Rows from a dataset of charts and code
## START

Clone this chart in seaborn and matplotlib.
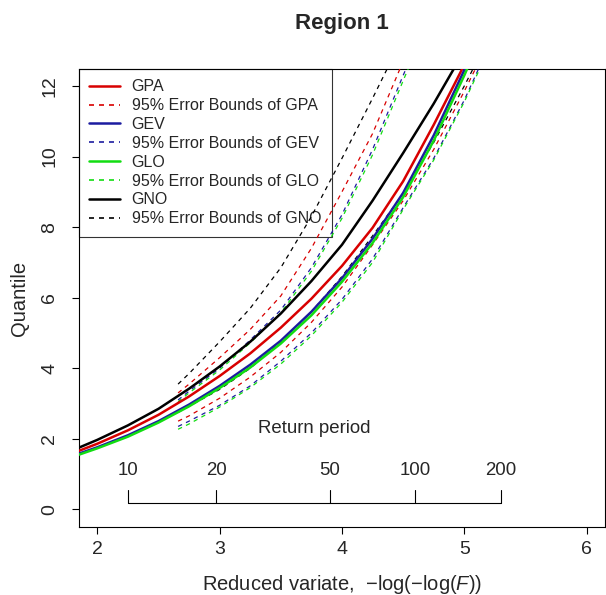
import numpy as np
import pandas as pd
import seaborn as sns
import matplotlib.pyplot as plt
from matplotlib.lines import Line2D

# --- data ---
x_fit = [1.85, 2.0, 2.25, 2.5, 2.75, 3.0, 3.25, 3.5, 3.75, 4.0, 4.25, 4.5, 4.75, 5.0, 5.25]
gpa = [1.66, 1.86, 2.24, 2.68, 3.2, 3.78, 4.42, 5.15, 5.97, 6.9, 7.98, 9.3, 10.9, 12.6, 14.5]
gev = [1.58, 1.76, 2.1, 2.5, 2.97, 3.5, 4.1, 4.78, 5.6, 6.55, 7.67, 8.97, 10.6, 12.45, 14.4]
glo = [1.55, 1.73, 2.06, 2.46, 2.92, 3.44, 4.02, 4.7, 5.5, 6.45, 7.55, 8.85, 10.45, 12.3, 14.3]
gno = [1.75, 1.97, 2.38, 2.85, 3.42, 4.05, 4.75, 5.55, 6.47, 7.5, 8.75, 10.1, 11.5, 13.0, 14.8]

# 95% error bounds
x_ci = [2.66, 2.75, 3.0, 3.25, 3.5, 3.75, 4.0, 4.25, 4.5, 4.75, 5.0, 5.25]
gpa_hi = [3.3, 3.55, 4.3, 5.1, 6.05, 7.4, 9.0, 10.65, 12.7, 14.5, 16.3, 18.0]
gev_hi = [3.1, 3.35, 4.0, 4.8, 5.65, 6.85, 8.35, 10.2, 12.3, 14.3, 16.2, 18.0]
glo_hi = [3.05, 3.3, 3.95, 4.72, 5.57, 6.75, 8.25, 10.05, 12.15, 14.2, 16.1, 18.0]
gno_hi = [3.55, 3.85, 4.75, 5.7, 6.85, 8.3, 9.95, 11.65, 13.4, 15.3, 17.2, 19.1]
gpa_lo = [2.5, 2.65, 3.15, 3.75, 4.45, 5.3, 6.3, 7.5, 8.75, 10.2, 11.85, 13.6]
gev_lo = [2.35, 2.5, 2.95, 3.5, 4.2, 5.0, 5.95, 7.1, 8.55, 9.95, 11.6, 13.5]
glo_lo = [2.27, 2.42, 2.9, 3.45, 4.12, 4.92, 5.87, 7.0, 8.5, 9.9, 11.55, 13.4]
gno_lo = [2.75, 2.92, 3.4, 4.0, 4.75, 5.6, 6.6, 7.75, 8.95, 10.4, 12.0, 13.7]

return_periods = [10, 20, 50, 100, 200]

dist_names = ["GPA", "GEV", "GLO", "GNO"]
dist_colors = ["#d80000", "#1c1ca0", "#12dd12", "black"]

sns.set_theme(style="ticks")
plt.rcParams['font.family'] = ['Liberation Sans', 'DejaVu Sans']
plt.rcParams['mathtext.fontset'] = 'custom'
plt.rcParams['mathtext.rm'] = 'Liberation Sans'
plt.rcParams['mathtext.it'] = 'Liberation Sans:italic'

fig, ax = plt.subplots(figsize=(6.06, 5.95), dpi=100)
fig.subplots_adjust(left=79/606, right=605/606, bottom=1-527/595, top=1-69/595)

fits = [gpa, gev, glo, gno]
his = [gpa_hi, gev_hi, glo_hi, gno_hi]
los = [gpa_lo, gev_lo, glo_lo, gno_lo]
dash = (0, (3.5, 3.5))

for hi, lo, col in zip(his, los, dist_colors):
    sns.lineplot(x=x_ci, y=hi, color=col, lw=0.9, linestyle=dash, ax=ax, sort=False, estimator=None, zorder=3)
    sns.lineplot(x=x_ci, y=lo, color=col, lw=0.9, linestyle=dash, ax=ax, sort=False, estimator=None, zorder=3)
for fit, col in zip(fits, dist_colors):
    sns.lineplot(x=x_fit, y=fit, color=col, lw=1.8, ax=ax, sort=False, estimator=None, zorder=4)

ax.set_xlim(1.85, 6.15)
ax.set_ylim(-0.5, 12.48)
ax.set_xticks([2, 3, 4, 5, 6])
ax.set_yticks([0, 2, 4, 6, 8, 10, 12])
for s in ax.spines.values():
    s.set_color("black")
    s.set_linewidth(0.8)
ax.tick_params(axis="both", direction="out", length=5, width=0.8, color="black", labelsize=14)
ax.tick_params(axis="x", pad=5)
ax.tick_params(axis="y", pad=10)
for lab in ax.get_yticklabels():
    lab.set_rotation(90)
    lab.set_va("center")

# return period axis
rp_x = [-np.log(-np.log(1 - 1 / t)) for t in return_periods]
ax.plot([rp_x[0], rp_x[-1]], [0.18, 0.18], color="black", lw=0.8)
for t, xv in zip(return_periods, rp_x):
    ax.plot([xv, xv], [0.18, 0.54], color="black", lw=0.8)
    ax.text(xv, 1.1, str(t), ha="center", va="center", fontsize=13.4)
ax.text((rp_x[0] + rp_x[-1]) / 2, 2.3, "Return period", ha="center", va="center", fontsize=13.4)

ax.set_xlabel("Reduced variate,  $-\\log(-\\log(F))$", fontsize=14.5, labelpad=11)
ax.set_ylabel("Quantile", fontsize=14.5, labelpad=9)
ax.set_title("Region 1", fontsize=16, fontweight="bold", pad=29)

handles = []
labels = []
for name, col in zip(dist_names, dist_colors):
    handles.append(Line2D([], [], color=col, lw=1.8))
    labels.append(name)
    handles.append(Line2D([], [], color=col, lw=1.2, linestyle=(0, (3, 3))))
    labels.append("95% Error Bounds of " + name)
leg = ax.legend(handles, labels, loc="upper left", borderaxespad=0, fontsize=11.5,
                frameon=True, fancybox=False, edgecolor="black",
                handlelength=1.9, handletextpad=0.75, labelspacing=0.24, borderpad=0.65)
leg.get_frame().set_facecolor("none")
leg.get_frame().set_linewidth(0.8)
leg.set_zorder(1)

plt.savefig("out.png", dpi=100)
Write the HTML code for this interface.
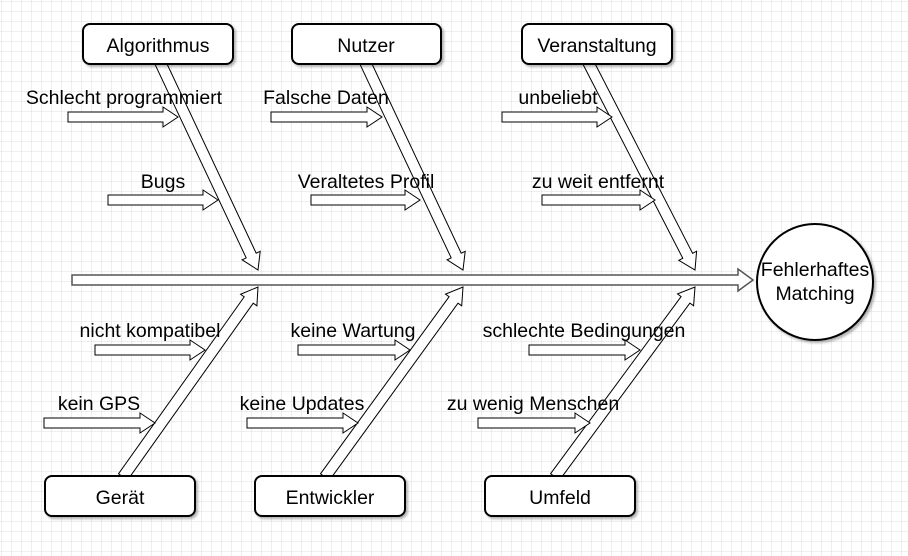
<!DOCTYPE html>
<html><head><meta charset="utf-8"><style>
html,body{margin:0;padding:0;background:#fff}
svg{display:block}
text{font-family:"Liberation Sans",sans-serif;font-size:19.5px;fill:#000}
</style></head><body>
<svg id="s" width="908" height="556" viewBox="0 0 908 556" xmlns="http://www.w3.org/2000/svg">
<defs>
<pattern id="g" width="10" height="10" patternUnits="userSpaceOnUse" x="2" y="2">
<path d="M10 0V10H0" fill="none" stroke="#dedede" stroke-width="1"/>
</pattern>
<filter id="sh" x="-10%" y="-10%" width="130%" height="140%"><feDropShadow dx="2" dy="2" stdDeviation="1.2" flood-color="#000" flood-opacity="0.3"/></filter>
</defs>
<rect width="908" height="556" fill="url(#g)"/>
<g id="arrows" fill="#fff" stroke="#000" stroke-width="1"></g>
<g fill="#fff" stroke="#000" stroke-width="2" filter="url(#sh)">
<rect x="83" y="24" width="150" height="40" rx="7"/>
<rect x="292" y="24" width="149" height="40" rx="7"/>
<rect x="522" y="24" width="150" height="40" rx="7"/>
<rect x="45" y="476" width="150" height="40" rx="7"/>
<rect x="255" y="476" width="150" height="40" rx="7"/>
<rect x="485" y="476" width="150" height="40" rx="7"/>
<circle cx="815" cy="282" r="58"/>
</g>
<g text-anchor="middle">
<text x="158" y="52">Algorithmus</text>
<text x="366" y="52">Nutzer</text>
<text x="597" y="52">Veranstaltung</text>
<text x="120" y="504">Gerät</text>
<text x="330" y="504">Entwickler</text>
<text x="560" y="504">Umfeld</text>
<text x="815" y="276">Fehlerhaftes</text>
<text x="815" y="300">Matching</text>
<text x="124" y="104">Schlecht programmiert</text>
<text x="163" y="188">Bugs</text>
<text x="326" y="104">Falsche Daten</text>
<text x="366" y="188">Veraltetes Profil</text>
<text x="558" y="104">unbeliebt</text>
<text x="598" y="188">zu weit entfernt</text>
<text x="150" y="337">nicht kompatibel</text>
<text x="99" y="410">kein GPS</text>
<text x="353" y="337">keine Wartung</text>
<text x="302" y="410">keine Updates</text>
<text x="584" y="337">schlechte Bedingungen</text>
<text x="533" y="410">zu wenig Menschen</text>
</g>
</svg>
<script>
function arr(x1,y1,x2,y2,sw,hw,hl,extra){
 var dx=x2-x1,dy=y2-y1,L=Math.hypot(dx,dy),ux=dx/L,uy=dy/L,nx=-uy,ny=ux;
 var bx=x2-ux*hl,by=y2-uy*hl;
 var p=[[x1+nx*sw,y1+ny*sw],[bx+nx*sw,by+ny*sw],[bx+nx*hw,by+ny*hw],[x2,y2],[bx-nx*hw,by-ny*hw],[bx-nx*sw,by-ny*sw],[x1-nx*sw,y1-ny*sw]];
 var e=document.createElementNS("http://www.w3.org/2000/svg","polygon");
 e.setAttribute("points",p.map(function(q){return q[0].toFixed(1)+","+q[1].toFixed(1)}).join(" "));
 if(extra){for(var k in extra)e.setAttribute(k,extra[k]);}
 document.getElementById("arrows").appendChild(e);
}
arr(72,280,753,280,5,11,15,{stroke:"#555","stroke-width":"1.5"});
arr(160,62,258,270,5.5,10,16);
arr(365,62,463,270,5.5,10,16);
arr(588,62,695,270,5.5,10,16);
arr(123,477,258,287,5.5,10,16);
arr(325,477,463,287,5.5,10,16);
arr(555,477,695,287,5.5,10,16);
var s=[[68,178,117],[108,218,200],[271,382,117],[311,420,200],[502,612,117],[542,655,200],
[95,205,350],[44,155,423],[298,410,350],[247,358,423],[529,640,350],[478,590,423]];
s.forEach(function(a){arr(a[0],a[2],a[1],a[2],5,10,15);});
</script>
</body></html>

## END

SET EXERCISE> Up to and including the line with "from matplotlib.lines import Line2D", copy the data above from its first line. Skip pictures.

EXPECTED OUTPUT>
Clone this chart in seaborn and matplotlib.
import numpy as np
import pandas as pd
import seaborn as sns
import matplotlib.pyplot as plt
from matplotlib.lines import Line2D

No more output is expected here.